### Task:
Retype the data that follows line by line, exactly, and leave its pictures out.

### Items:
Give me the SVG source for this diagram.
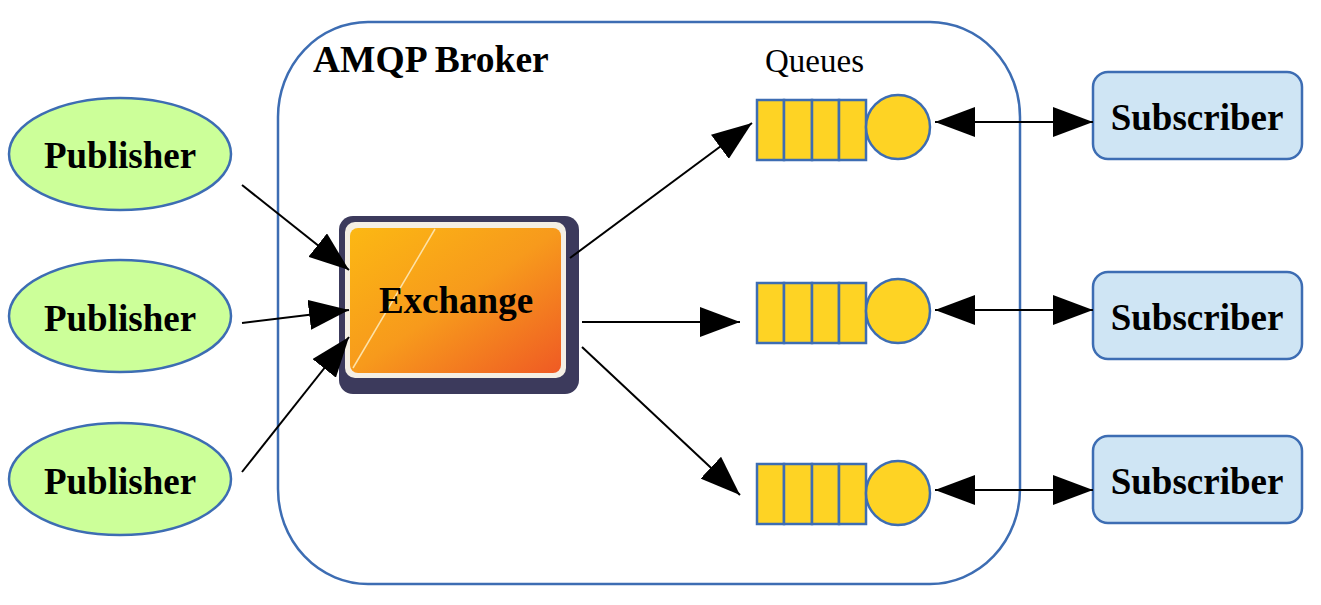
<svg xmlns="http://www.w3.org/2000/svg" width="1321" height="605" viewBox="0 0 1321 605">
<style>
.pub{fill:#ccff99;stroke:#3d6db3;stroke-width:2.5}
.sub{fill:#cfe5f4;stroke:#3d6db3;stroke-width:2.5}
.q{fill:#fed324;stroke:#3d6db3;stroke-width:2.5}
.lbl{font-family:"Liberation Serif","Times New Roman",serif;font-weight:bold;font-size:37px;fill:#000;text-anchor:middle}
.conn{stroke:#000;stroke-width:2;fill:none}
</style>
<defs>
<marker id="ah" viewBox="0 0 40 30" refX="40" refY="15" markerWidth="40" markerHeight="30" markerUnits="userSpaceOnUse" orient="auto-start-reverse">
<path d="M0,0 L40,15 L0,30 z" fill="#000"/>
</marker>
<linearGradient id="og" x1="0" y1="0" x2="1" y2="1">
<stop offset="0" stop-color="#fcb813"/>
<stop offset="0.5" stop-color="#f79a1c"/>
<stop offset="1" stop-color="#ef5a24"/>
</linearGradient>
</defs>
<g id="broker">
<rect x="278" y="22" width="742" height="562" rx="90" ry="95" fill="#fff" stroke="#3d6db3" stroke-width="2.5"/>
<text x="313" y="72" style="font-family:'Liberation Serif','Times New Roman',serif;font-weight:bold;font-size:37.5px">AMQP Broker</text>
<text x="765" y="72" style="font-family:'Liberation Serif','Times New Roman',serif;font-size:33px">Queues</text>
</g>
<g id="pub1"><ellipse class="pub" cx="120" cy="154" rx="111" ry="56"/><text class="lbl" x="120" y="168">Publisher</text></g>
<g id="pub2"><ellipse class="pub" cx="120" cy="316" rx="111" ry="56"/><text class="lbl" x="120" y="331">Publisher</text></g>
<g id="pub3"><ellipse class="pub" cx="120" cy="479" rx="111" ry="56"/><text class="lbl" x="120" y="494">Publisher</text></g>
<g id="exchange">
<rect x="339" y="216" width="240" height="178" rx="14" fill="#3c3a5c"/>
<rect x="345" y="222" width="221" height="156" rx="10" fill="#f4efe4"/>
<rect x="350" y="228" width="211" height="145" rx="8" fill="url(#og)"/>
<line x1="435" y1="229" x2="353" y2="368" stroke="#fde2a8" stroke-width="1.5"/>
<text class="lbl" x="456" y="313">Exchange</text>
</g>
<g id="queue1">
<rect class="q" x="757" y="100" width="27" height="60"/><rect class="q" x="784" y="100" width="28" height="60"/><rect class="q" x="812" y="100" width="27" height="60"/><rect class="q" x="839" y="100" width="27" height="60"/>
<circle class="q" cx="898" cy="127" r="32"/>
</g>
<g id="queue2">
<rect class="q" x="757" y="283" width="27" height="60"/><rect class="q" x="784" y="283" width="28" height="60"/><rect class="q" x="812" y="283" width="27" height="60"/><rect class="q" x="839" y="283" width="27" height="60"/>
<circle class="q" cx="898" cy="311" r="32"/>
</g>
<g id="queue3">
<rect class="q" x="757" y="464" width="27" height="60"/><rect class="q" x="784" y="464" width="28" height="60"/><rect class="q" x="812" y="464" width="27" height="60"/><rect class="q" x="839" y="464" width="27" height="60"/>
<circle class="q" cx="898" cy="493" r="32"/>
</g>
<g id="sub1"><rect class="sub" x="1093" y="72" width="209" height="87" rx="15"/><text class="lbl" x="1197" y="130">Subscriber</text></g>
<g id="sub2"><rect class="sub" x="1093" y="272" width="209" height="87" rx="15"/><text class="lbl" x="1197" y="330">Subscriber</text></g>
<g id="sub3"><rect class="sub" x="1093" y="436" width="209" height="87" rx="15"/><text class="lbl" x="1197" y="494">Subscriber</text></g>
<g id="connectors">
<line class="conn" x1="242" y1="185" x2="349" y2="270" marker-end="url(#ah)"/>
<line class="conn" x1="242" y1="323" x2="349" y2="310" marker-end="url(#ah)"/>
<line class="conn" x1="242" y1="472" x2="349" y2="337" marker-end="url(#ah)"/>
<line class="conn" x1="570" y1="258" x2="752" y2="123" marker-end="url(#ah)"/>
<line class="conn" x1="582" y1="322" x2="740" y2="322" marker-end="url(#ah)"/>
<line class="conn" x1="582" y1="347" x2="740" y2="495" marker-end="url(#ah)"/>
<line class="conn" x1="935" y1="122" x2="1093" y2="122" marker-start="url(#ah)" marker-end="url(#ah)"/>
<line class="conn" x1="935" y1="310" x2="1093" y2="310" marker-start="url(#ah)" marker-end="url(#ah)"/>
<line class="conn" x1="935" y1="490" x2="1093" y2="490" marker-start="url(#ah)" marker-end="url(#ah)"/>
</g>
</svg>
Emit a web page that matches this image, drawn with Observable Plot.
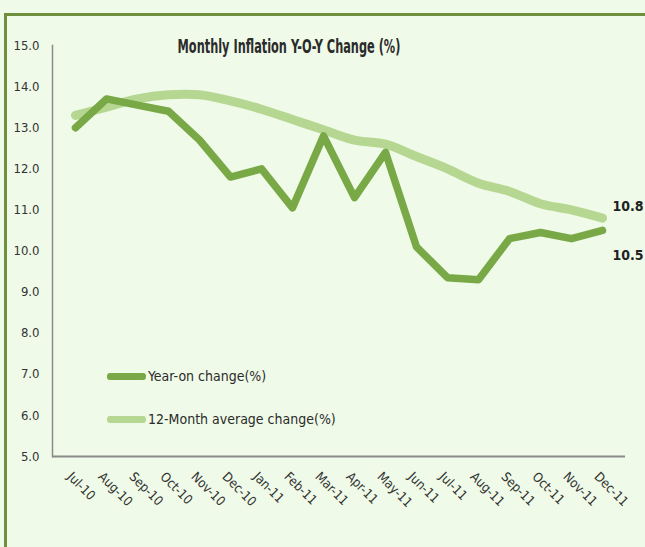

### Full response:
Give me the SVG source for this diagram.
<svg xmlns="http://www.w3.org/2000/svg" width="1321" height="605" viewBox="0 0 1321 605">
<style>
.pub{fill:#ccff99;stroke:#3d6db3;stroke-width:2.5}
.sub{fill:#cfe5f4;stroke:#3d6db3;stroke-width:2.5}
.q{fill:#fed324;stroke:#3d6db3;stroke-width:2.5}
.lbl{font-family:"Liberation Serif","Times New Roman",serif;font-weight:bold;font-size:37px;fill:#000;text-anchor:middle}
.conn{stroke:#000;stroke-width:2;fill:none}
</style>
<defs>
<marker id="ah" viewBox="0 0 40 30" refX="40" refY="15" markerWidth="40" markerHeight="30" markerUnits="userSpaceOnUse" orient="auto-start-reverse">
<path d="M0,0 L40,15 L0,30 z" fill="#000"/>
</marker>
<linearGradient id="og" x1="0" y1="0" x2="1" y2="1">
<stop offset="0" stop-color="#fcb813"/>
<stop offset="0.5" stop-color="#f79a1c"/>
<stop offset="1" stop-color="#ef5a24"/>
</linearGradient>
</defs>
<g id="broker">
<rect x="278" y="22" width="742" height="562" rx="90" ry="95" fill="#fff" stroke="#3d6db3" stroke-width="2.5"/>
<text x="313" y="72" style="font-family:'Liberation Serif','Times New Roman',serif;font-weight:bold;font-size:37.5px">AMQP Broker</text>
<text x="765" y="72" style="font-family:'Liberation Serif','Times New Roman',serif;font-size:33px">Queues</text>
</g>
<g id="pub1"><ellipse class="pub" cx="120" cy="154" rx="111" ry="56"/><text class="lbl" x="120" y="168">Publisher</text></g>
<g id="pub2"><ellipse class="pub" cx="120" cy="316" rx="111" ry="56"/><text class="lbl" x="120" y="331">Publisher</text></g>
<g id="pub3"><ellipse class="pub" cx="120" cy="479" rx="111" ry="56"/><text class="lbl" x="120" y="494">Publisher</text></g>
<g id="exchange">
<rect x="339" y="216" width="240" height="178" rx="14" fill="#3c3a5c"/>
<rect x="345" y="222" width="221" height="156" rx="10" fill="#f4efe4"/>
<rect x="350" y="228" width="211" height="145" rx="8" fill="url(#og)"/>
<line x1="435" y1="229" x2="353" y2="368" stroke="#fde2a8" stroke-width="1.5"/>
<text class="lbl" x="456" y="313">Exchange</text>
</g>
<g id="queue1">
<rect class="q" x="757" y="100" width="27" height="60"/><rect class="q" x="784" y="100" width="28" height="60"/><rect class="q" x="812" y="100" width="27" height="60"/><rect class="q" x="839" y="100" width="27" height="60"/>
<circle class="q" cx="898" cy="127" r="32"/>
</g>
<g id="queue2">
<rect class="q" x="757" y="283" width="27" height="60"/><rect class="q" x="784" y="283" width="28" height="60"/><rect class="q" x="812" y="283" width="27" height="60"/><rect class="q" x="839" y="283" width="27" height="60"/>
<circle class="q" cx="898" cy="311" r="32"/>
</g>
<g id="queue3">
<rect class="q" x="757" y="464" width="27" height="60"/><rect class="q" x="784" y="464" width="28" height="60"/><rect class="q" x="812" y="464" width="27" height="60"/><rect class="q" x="839" y="464" width="27" height="60"/>
<circle class="q" cx="898" cy="493" r="32"/>
</g>
<g id="sub1"><rect class="sub" x="1093" y="72" width="209" height="87" rx="15"/><text class="lbl" x="1197" y="130">Subscriber</text></g>
<g id="sub2"><rect class="sub" x="1093" y="272" width="209" height="87" rx="15"/><text class="lbl" x="1197" y="330">Subscriber</text></g>
<g id="sub3"><rect class="sub" x="1093" y="436" width="209" height="87" rx="15"/><text class="lbl" x="1197" y="494">Subscriber</text></g>
<g id="connectors">
<line class="conn" x1="242" y1="185" x2="349" y2="270" marker-end="url(#ah)"/>
<line class="conn" x1="242" y1="323" x2="349" y2="310" marker-end="url(#ah)"/>
<line class="conn" x1="242" y1="472" x2="349" y2="337" marker-end="url(#ah)"/>
<line class="conn" x1="570" y1="258" x2="752" y2="123" marker-end="url(#ah)"/>
<line class="conn" x1="582" y1="322" x2="740" y2="322" marker-end="url(#ah)"/>
<line class="conn" x1="582" y1="347" x2="740" y2="495" marker-end="url(#ah)"/>
<line class="conn" x1="935" y1="122" x2="1093" y2="122" marker-start="url(#ah)" marker-end="url(#ah)"/>
<line class="conn" x1="935" y1="310" x2="1093" y2="310" marker-start="url(#ah)" marker-end="url(#ah)"/>
<line class="conn" x1="935" y1="490" x2="1093" y2="490" marker-start="url(#ah)" marker-end="url(#ah)"/>
</g>
</svg>
Emit a web page that matches this image, drawn with Observable Plot.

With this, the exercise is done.